というのも、メーター読みでは6500rpmあたりで4バルブになるのだが、高速道路を100km/hで巡航している時の針は、その直前である6400rpmを指している。つまり、法定速度の上限(一部の120km/h区間を除く)で流している時は燃料をいたずらに消費しない、ギリギリのところに境目が設けられていることを意味し、このモデルが日本の道路事情に特化していることの証だ。
HONDA CB400 SUPER FOUR[2021 model]型式はNC42だ。
そしてもうひとつ。ミラーの装着位置が絶妙で街中でもスイスイと走りやすい。ミラーの端から端、ハンドルバーエンドの端から端がほぼ同じ幅に設定され(わずかにミラーが広いが)、狭い場所を通過する時も空間が認識しやすく、それでいて後方視界は十分に確保されている。
念のために記しておくが、だからと言って法的に問題ない場所や方法でもすり抜けを推奨するものではない。しかし、扱いやすさへの配慮という点において、これもまた日本の実情に添った作りだと言える。

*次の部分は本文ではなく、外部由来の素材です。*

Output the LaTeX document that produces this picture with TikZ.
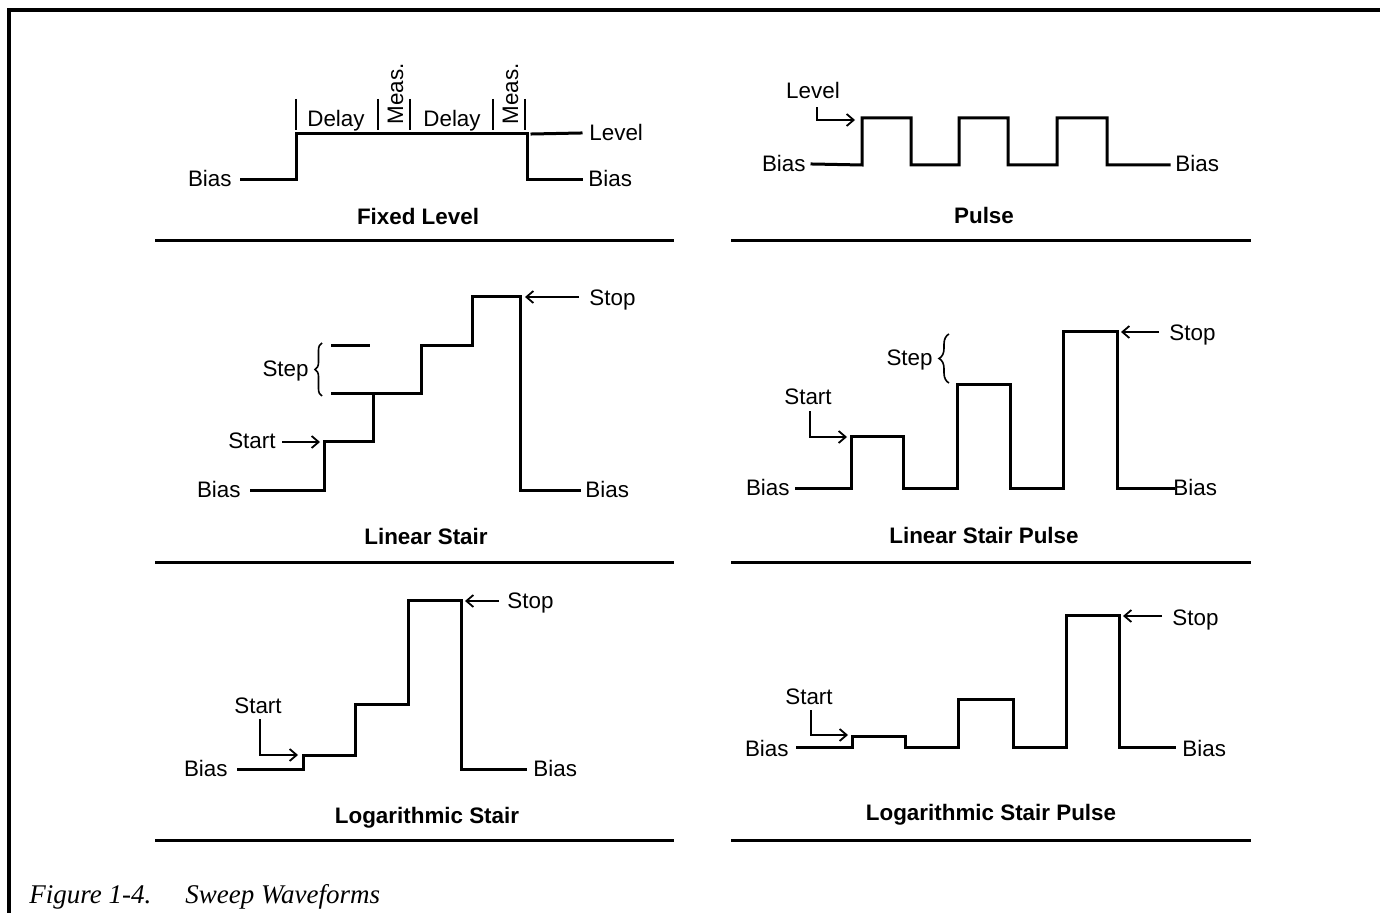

車体をバンクさせるのではなく、ハンドルを切って曲がるような極低速走行時の安定感も同様だ。ストップ&ゴーを繰り返さざるを得ない街中で、これほどストレスを感じないバイクも珍しい。アイドリング回転数もエンジンからの放熱も終始一定で、心理的にも肉体的にも我慢を強いられることがない。
数少ない欠点を探せば、シートの取り付け精度がそれだ。フチを持って上下に揺すると、そのままガタガタと大きく動いてしまうほどのクリアランスがあり、個体差の問題ではない。スポーツバイクなら看過できるレベルになく、街乗り重視のモデルだとしても許容しかねる。対策がそれほど難しいとは思えないのだが、少なくとも近年のモデルは一様に同じ傾向にある。
ともあれ、CB400スーパーフォア(スーパーボルドールも含め)が日本専用モデルとして作り込まれていることは間違いない。